Public Health Community Advisory – Just as CPR helps you assist an individual having a heart attack—even if you have no clinical training— the Mental Health First Aid (MHFA) course helps you assist someone experiencing a mental health-related crisis. In the MHFA course, you learn risk factors and warning signs for mental health and addiction concerns, strategies for how to help someone in both crisis and non-crisis situations, and where to turn for help. MHFA is an in-person training that teaches you how to help persons developing a mental illness or in a crisis. It is an eight-hour course that teaches you how to help someone who is developing a mental health problem or experiencing a mental health crisis. The training helps you identify, understand, and respond to signs of addictions and mental illnesses. The certificate is good for three years.
As an active and passionate advocate of human rights, Antonia Correa, an outreach project specialist in the UNMC COPH Center for Reducing Health Disparities, looks for “the elimination of health disparities, through fair and equal health services, including mental health care.” Antonia’s understanding of Hispanic cultural beliefs, norms, and values, and the lack/disparity of services in the area of mental health, has played a major role in her commitment to educating the Hispanic population of Omaha on this topic. Antonia says that
…“the MHFA Instructor Training gave me the opportunity to strengthen the knowledge and skills I had to assist people dealing with mental illnesses. My desire has been to provide culturally sensitive information about mental health; how to deal with family, friends, and acquaintances affected by mental illness; and how to remove the widespread stigma that keeps those with mental illness in the shadows. I know I can assist with developing advocates to do that. That’s why I became a trainer of MHFA: to develop a community resource bank with innate leaders who want to support their family, friends, neighbors, and community during mental health crisis situations. The MHFA program knows the critical shortages of bilingual and culturally competent mental health providers, and has made available the tools to develop the skills of community members necessary to become MHFA program assistants.”
4 Reasons to Become a Mental Health First Aider
Be prepared: When a mental health crisis happens, know what to do.

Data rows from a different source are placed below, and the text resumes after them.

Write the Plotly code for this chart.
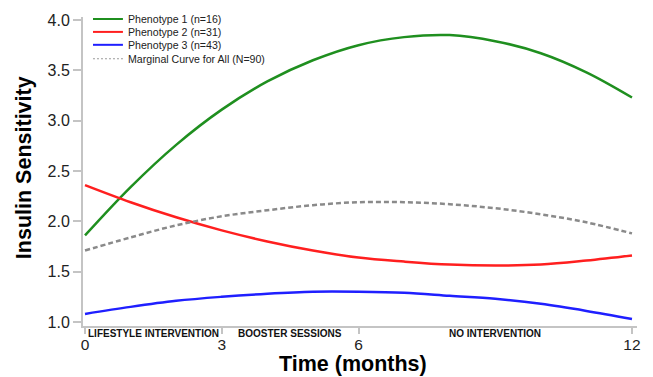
import plotly.graph_objects as go

# Months since baseline
months = [0, 1, 2, 3, 4, 5, 6, 7, 8, 9, 10, 11, 12]

# Estimated insulin sensitivity trajectories per phenotype
phenotype1 = [1.86, 2.34, 2.76, 3.11, 3.39, 3.60, 3.75, 3.83, 3.85, 3.79, 3.67, 3.48, 3.23]
phenotype2 = [2.36, 2.19, 2.04, 1.91, 1.80, 1.71, 1.64, 1.60, 1.57, 1.56, 1.57, 1.61, 1.66]
phenotype3 = [1.08, 1.15, 1.21, 1.25, 1.28, 1.30, 1.30, 1.29, 1.26, 1.23, 1.18, 1.11, 1.03]
marginal_all = [1.71, 1.84, 1.96, 2.05, 2.11, 2.16, 2.19, 2.19, 2.17, 2.13, 2.07, 1.99, 1.88]

series_names = ["Phenotype 1 (n=16)", "Phenotype 2 (n=31)", "Phenotype 3 (n=43)",
                "Marginal Curve for All (N=90)"]
series_values = [phenotype1, phenotype2, phenotype3, marginal_all]
series_colors = ["#1f8f1f", "#ff1f1f", "#1f1fff", "#8a8a8a"]
series_dash = ["solid", "solid", "solid", "5px,3px"]

# Study phases shown under the time axis
phase_labels = ["LIFESTYLE INTERVENTION", "BOOSTER SESSIONS", "NO INTERVENTION"]
phase_centers = [1.5, 4.5, 9]

x_ticks = [0, 3, 6, 12]
y_ticks = [1.0, 1.5, 2.0, 2.5, 3.0, 3.5, 4.0]

FONT = "Arial, Liberation Sans, sans-serif"

fig = go.Figure()
for name, vals, col, dash in zip(series_names, series_values, series_colors, series_dash):
    fig.add_trace(go.Scatter(
        x=months, y=vals, name=name, mode="lines",
        line=dict(color=col, width=2.5, dash=dash, shape="spline", smoothing=1.0),
        showlegend=False,
    ))

# Plot area geometry (pixels) used for the hand-built legend and titles
L, T, W, H = 83, 15, 555, 311


def px(xp):
    return (xp - L) / W


def py(yp):
    return (T + H - yp) / H


shapes = []
annotations = []

# Compact legend in the upper-left corner
legend_rows = [17, 30, 43, 57]
for name, col, dash, row in zip(series_names, series_colors, series_dash, legend_rows):
    shapes.append(dict(
        type="line", xref="paper", yref="paper",
        x0=px(93), x1=px(123), y0=py(row), y1=py(row),
        line=dict(color=col if dash == "solid" else "#9a9a9a",
                  width=2 if dash == "solid" else 1.2,
                  dash="solid" if dash == "solid" else "2px,2px"),
    ))
    annotations.append(dict(
        text=name, xref="paper", yref="paper", x=px(126), y=py(row),
        xanchor="left", yanchor="middle", showarrow=False,
        font=dict(family=FONT, size=10.6, color="#222222"),
    ))

# Phase labels between the time ticks
for lab, cx in zip(phase_labels, phase_centers):
    annotations.append(dict(
        text="<b>" + lab + "</b>", xref="x", yref="paper", x=cx, y=py(333.5),
        xanchor="center", yanchor="middle", showarrow=False,
        font=dict(family=FONT, size=10, color="#111111"),
    ))

# Axis titles
annotations.append(dict(
    text="<b>Time (months)</b>", xref="paper", yref="paper", x=px(353), y=py(364.5),
    xanchor="center", yanchor="middle", showarrow=False, borderpad=0,
    font=dict(family=FONT, size=21.5, color="#000000"),
))
annotations.append(dict(
    text="<b>Insulin Sensitivity</b>", xref="paper", yref="paper", x=px(24), y=py(167),
    xanchor="center", yanchor="middle", showarrow=False, textangle=-90,
    font=dict(family=FONT, size=21.5, color="#000000"),
))

fig.update_layout(
    width=653, height=377,
    margin=dict(l=L, r=653 - L - W, t=T, b=377 - T - H, pad=0),
    paper_bgcolor="white", plot_bgcolor="white",
    font=dict(family=FONT, color="#222222"),
    shapes=shapes, annotations=annotations,
    xaxis=dict(
        range=[-0.044, 12.11], tickvals=x_ticks, ticktext=[str(v) for v in x_ticks],
        showgrid=False, zeroline=False, showline=True, linecolor="#c4c4c4", linewidth=2,
        ticks="outside", ticklen=6, tickwidth=1.5, tickcolor="#c4c4c4",
        tickfont=dict(family=FONT, size=15.5, color="#222222"), ticklabelstandoff=-3,
    ),
    yaxis=dict(
        range=[0.96, 4.03], tickvals=y_ticks, ticktext=["%.1f" % v for v in y_ticks],
        showgrid=False, zeroline=False, showline=True, linecolor="#c4c4c4", linewidth=2,
        ticks="outside", ticklen=8, tickwidth=1.5, tickcolor="#c4c4c4",
        tickfont=dict(family=FONT, size=16, color="#222222"),
    ),
)

fig.write_html("out.html")
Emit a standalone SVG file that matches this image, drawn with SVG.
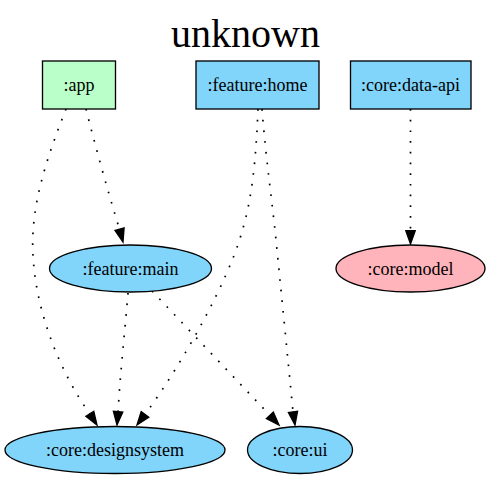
<svg xmlns="http://www.w3.org/2000/svg" width="490" height="480" viewBox="0 0 490 480">
<style>
text{font-family:"Liberation Serif","Times New Roman",serif;fill:#000;text-anchor:middle}
.t{font-size:18px}
.title{font-size:40px}
.n{stroke:#000;stroke-width:1.33}
.e{fill:none;stroke:#000;stroke-width:1.7;stroke-dasharray:1.7,9}
.a{fill:#000;stroke:#000;stroke-width:1.33}
</style>
<rect width="490" height="480" fill="#fff"/>
<text class="title" x="245.5" y="47">unknown</text>
<g id="connectors">
<path class="e" d="M86,109 C95,145 108,192 119.5,229.2"/>
<polygon class="a" points="124.1,228 123,242 115,230.4"/>
<path class="e" d="M66,109 C48,155 30,205 33,255 C36,315 62,375 89.8,413.8"/>
<polygon class="a" points="93.8,411.3 97,425 85.9,416.3"/>
<path class="e" d="M128,293 C125,330 120,375 118.1,411.7"/>
<polygon class="a" points="122.8,412.1 117,425 113.4,411.3"/>
<path class="e" d="M258,109 C256,160 252,200 241,235 C228,280 185,360 145,414.4"/>
<polygon class="a" points="148.8,417.2 137,425 141.2,411.6"/>
<path class="e" d="M262,109 C266,160 272,200 276,240 C281,290 288,360 293,411.9"/>
<polygon class="a" points="297.6,411.2 295,425 288.4,412.6"/>
<path class="e" d="M152,291 L269.9,415.3"/>
<polygon class="a" points="273.3,412.1 279,425 266.4,418.6"/>
<path class="e" d="M410.5,109 L410.5,230.7"/>
<polygon class="a" points="415.2,230.7 410.5,244 405.8,230.7"/>
</g>
<g id="app">
<rect class="n" x="42.5" y="61" width="73" height="48" fill="#baffc9"/>
<text class="t" x="79" y="91">:app</text>
</g>
<g id="feature-home">
<rect class="n" x="196" y="61" width="123" height="48" fill="#81d4fa"/>
<text class="t" x="257.5" y="91">:feature:home</text>
</g>
<g id="core-data-api">
<rect class="n" x="350.5" y="61" width="120.5" height="48" fill="#81d4fa"/>
<text class="t" x="410.5" y="91">:core:data-api</text>
</g>
<g id="feature-main">
<ellipse class="n" cx="130.5" cy="268.5" rx="81" ry="23.5" fill="#81d4fa"/>
<text class="t" x="130.5" y="274.5">:feature:main</text>
</g>
<g id="core-model">
<ellipse class="n" cx="410.5" cy="268.5" rx="74.5" ry="23.5" fill="#ffb3ba"/>
<text class="t" x="410.5" y="274.5">:core:model</text>
</g>
<g id="core-designsystem">
<ellipse class="n" cx="115" cy="450" rx="110" ry="23.5" fill="#81d4fa"/>
<text class="t" x="115" y="456">:core:designsystem</text>
</g>
<g id="core-ui">
<ellipse class="n" cx="300" cy="450" rx="52.5" ry="23.5" fill="#81d4fa"/>
<text class="t" x="300" y="456">:core:ui</text>
</g>
</svg>
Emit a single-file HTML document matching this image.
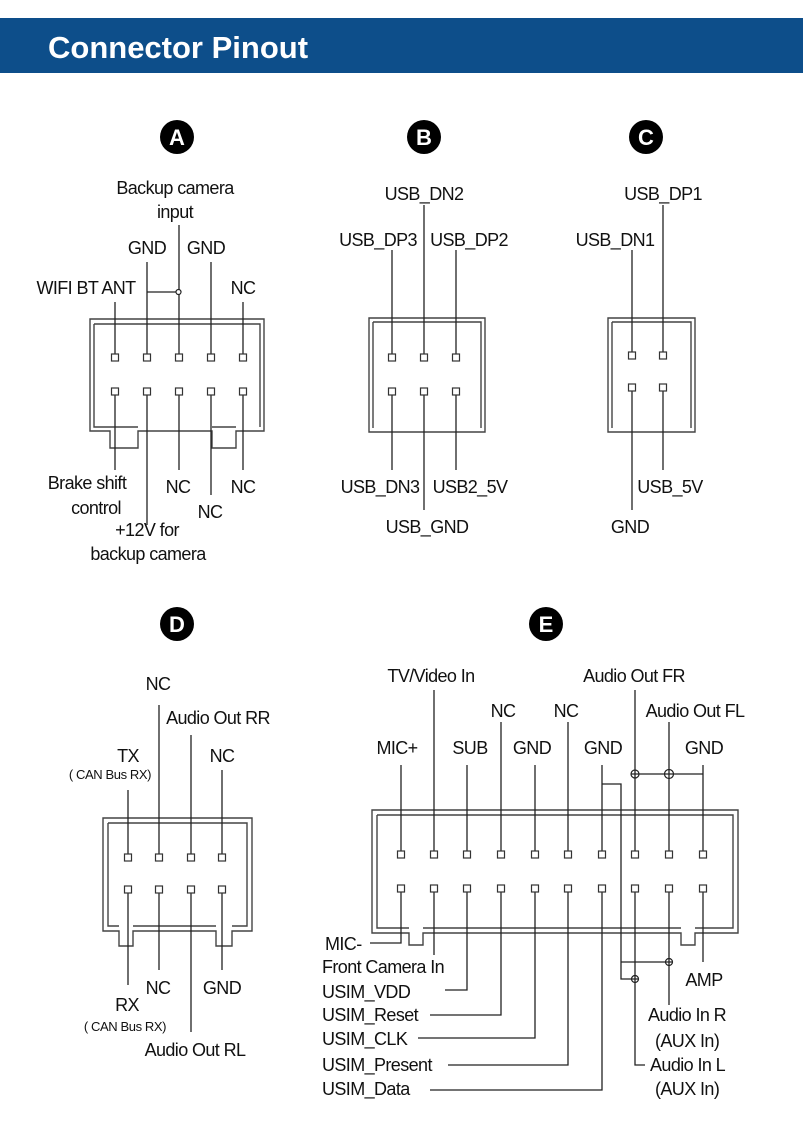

You can help: People with mental illnesses often suffer alone.
Mental illnesses are common: 1 in 5 adults in any given year.
You care: Be there for a friend, family member, or colleague.
What You Learn
Participants in an MHFA course discuss signs and symptoms. The course trains participants to help people who may be experiencing a mental health problem or crisis. You learn:
Risk factors and warning signs of mental health problems.
Information on depression, anxiety, trauma, psychosis, and addiction disorders.
A 5-step action plan to help someone developing a mental health problem or in crisis.
Where to turn for help — professional, peer, and self-help resources.
Before you can know how to help, you need to know when to help. We call this mental health literacy—or a basic understanding of what different mental illnesses and addictions are, how they can affect a person’s daily life, and what helps individuals experiencing these challenges get well.
You learn about:
Depression and mood disorders
Substance Use disorders
MHFA teaches about recovery and resiliency—the belief that individuals experiencing these challenges can and do get better, and use their strengths to stay well.
The Mental Health First Aid Action Plan: A-L-G-E-E
Assess for risk of suicide or harm
Give reassurance and Information
Encourage appropriate professional help
Encourage self-help and other support strategies
When you take a course, you learn how to apply the MHFA action plan (A-L-G-E-E ) in a variety of situations, including when someone is experiencing:
•Suicidal thoughts or behaviors
•Acute psychosis (e.g., hallucinations or delusions)
•Overdose or withdrawal from alcohol or drug use
•Reaction to a traumatic event
This article was written by Antonia Correa, MA, outreach project specialist in the UNMC COPH Center for Reducing Health Disparities, and by Denise Britigan, MA, PhD, CHES, assistant professor in the UNMC COPH Department of Health Promotion, Social and Behavioral Health. Parts of this article are used, with permission, from the MFHA website.